Filter out everything except lines holding "React".

----------------------------------------

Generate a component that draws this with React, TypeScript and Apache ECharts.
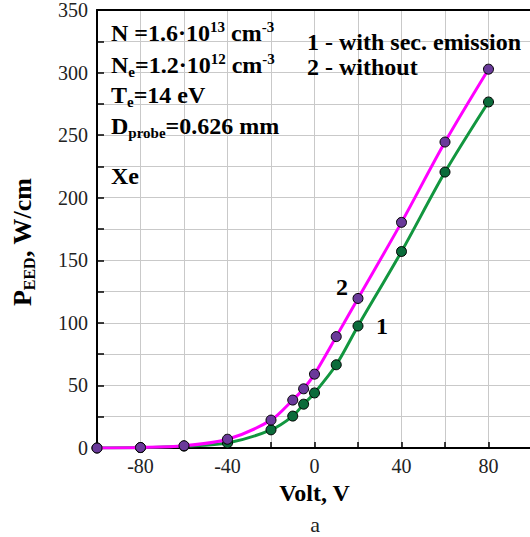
import React, { useEffect, useRef } from "react";
import * as echarts from "echarts";

const voltages = [-100, -80, -60, -40, -20, -10, -5, 0, 10, 20, 40, 60, 80];
const withEmission = [0, 0.3, 1.5, 4, 14.5, 25.5, 35, 44, 66.5, 97.5, 157, 220.5, 276.5];
const withoutEmission = [0, 0.4, 1.8, 7, 22.3, 38.3, 47.3, 59, 89, 119.5, 180.3, 244.5, 302.7];
const xTickLabels = [-80, -40, 0, 40, 80];
const yTickLabels = [0, 50, 100, 150, 200, 250, 300, 350];

const SERIF = "'Liberation Serif', 'DejaVu Serif', serif";
const GREEN_TEXT = "#168a1e";

export default function App() {
  const ref = useRef<HTMLDivElement>(null);
  useEffect(() => {
    if (!ref.current) return;
    const chart = echarts.init(ref.current, null, { renderer: "svg" });
    const main = { fontSize: 24, fontWeight: "bold", fontFamily: SERIF, color: GREEN_TEXT, lineHeight: 28 };
    const sup = { fontSize: 15, fontWeight: "bold", fontFamily: SERIF, color: GREEN_TEXT, verticalAlign: "top", lineHeight: 15 };
    const sub = { fontSize: 15, fontWeight: "bold", fontFamily: SERIF, color: GREEN_TEXT, verticalAlign: "bottom", lineHeight: 15 };
    const greenRich = { a: main, p: sup, b: sub };
    const blackBold = { fontSize: 24, fontWeight: "bold", fontFamily: SERIF, fill: "#000", verticalAlign: "middle" };
    const gridLine = { show: true, lineStyle: { color: "#c9c9c9", type: "solid", width: 1 } };
    chart.setOption({
      animation: false,
      grid: { left: 97, width: 435, top: 10, height: 438, containLabel: false, outerBoundsMode: "none" },
      xAxis: [
        {
          type: "value",
          min: -100,
          max: 100,
          interval: 20,
          name: "Volt, V",
          nameLocation: "middle",
          nameGap: 31,
          nameTextStyle: { fontFamily: SERIF, fontSize: 24, fontWeight: "bold", color: "#000" },
          axisLine: { onZero: false, lineStyle: { color: "#000", width: 2 } },
          axisTick: { show: true, inside: true, length: 6, lineStyle: { color: "#000", width: 1.5 } },
          axisLabel: {
            fontFamily: SERIF,
            fontSize: 20,
            color: "#222",
            margin: 8,
            formatter: (v: number) => (xTickLabels.includes(v) ? String(v) : ""),
          },
          splitLine: gridLine,
        },
        {
          type: "value",
          position: "top",
          min: -100,
          max: 100,
          axisLine: { show: true, onZero: false, lineStyle: { color: "#000", width: 2 } },
          axisTick: { show: false },
          axisLabel: { show: false },
          splitLine: { show: false },
        },
      ],
      yAxis: {
        type: "value",
        min: 0,
        max: 350,
        interval: 25,
        axisLine: { show: true, onZero: false, lineStyle: { color: "#000", width: 2 } },
        axisTick: { show: true, inside: true, length: 7, lineStyle: { color: "#000", width: 1.5 } },
        axisLabel: {
          fontFamily: SERIF,
          fontSize: 20,
          color: "#222",
          margin: 9,
          formatter: (v: number) => (yTickLabels.includes(v) ? String(v) : ""),
        },
        splitLine: gridLine,
      },
      series: [
        {
          name: "1 - with sec. emission",
          type: "line",
          smooth: 0.3,
          data: voltages.map((v, i) => [v, withEmission[i]]),
          lineStyle: { color: "#12963f", width: 3 },
          symbol: "circle",
          symbolSize: 10,
          itemStyle: { color: "#0b6b3a", borderColor: "#000", borderWidth: 1 },
          z: 2,
        },
        {
          name: "2 - without",
          type: "line",
          smooth: 0.3,
          data: voltages.map((v, i) => [v, withoutEmission[i]]),
          lineStyle: { color: "#ff00ff", width: 3 },
          symbol: "circle",
          symbolSize: 10,
          itemStyle: { color: "#6a3a9a", borderColor: "#000", borderWidth: 1 },
          z: 3,
        },
      ],
      graphic: [
        { type: "text", x: 111, y: 33, style: { text: "{a|N =1.6·10}{p|13}{a| cm}{p|-3}", rich: greenRich, verticalAlign: "middle" }, z: 10 },
        { type: "text", x: 111, y: 65, style: { text: "{a|N}{b|e}{a|=1.2·10}{p|12}{a| cm}{p|-3}", rich: greenRich, verticalAlign: "middle" }, z: 10 },
        { type: "text", x: 111, y: 95, style: { text: "{a|T}{b|e}{a|=14 eV}", rich: greenRich, verticalAlign: "middle" }, z: 10 },
        { type: "text", x: 111, y: 126, style: { text: "{a|D}{b|probe}{a|=0.626 mm}", rich: greenRich, verticalAlign: "middle" }, z: 10 },
        { type: "text", x: 111, y: 176, style: { text: "Xe", ...blackBold }, z: 10 },
        { type: "text", x: 307, y: 42, style: { text: "1 - with sec. emission", ...blackBold }, z: 10 },
        { type: "text", x: 307, y: 67, style: { text: "2 - without", ...blackBold }, z: 10 },
        { type: "text", x: 342, y: 287, style: { text: "2", ...blackBold, align: "center" }, z: 10 },
        { type: "text", x: 382, y: 326, style: { text: "1", ...blackBold, align: "center" }, z: 10 },
        {
          type: "text",
          x: 22,
          y: 242,
          rotation: Math.PI / 2,
          style: {
            text: "{a|P}{b|EED}{a|, W/cm}",
            align: "center",
            verticalAlign: "middle",
            rich: {
              a: { fontSize: 26, fontWeight: "bold", fontFamily: SERIF, color: "#000", lineHeight: 30 },
              b: { fontSize: 16, fontWeight: "bold", fontFamily: SERIF, color: "#000", verticalAlign: "bottom", lineHeight: 16 },
            },
          },
          z: 10,
        },
        { type: "text", x: 315, y: 524, style: { text: "a", fontSize: 22, fontFamily: SERIF, fill: "#222", align: "center", verticalAlign: "middle" }, z: 10 },
      ],
    });
    return () => chart.dispose();
  }, []);
  return <div ref={ref} style={{ width: 530, height: 537, position: "absolute", left: 0, top: 0 }} />;
}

----------------------------------------

=== The result ===
Generate a component that draws this with React, TypeScript and Apache ECharts.
import React, { useEffect, useRef } from "react";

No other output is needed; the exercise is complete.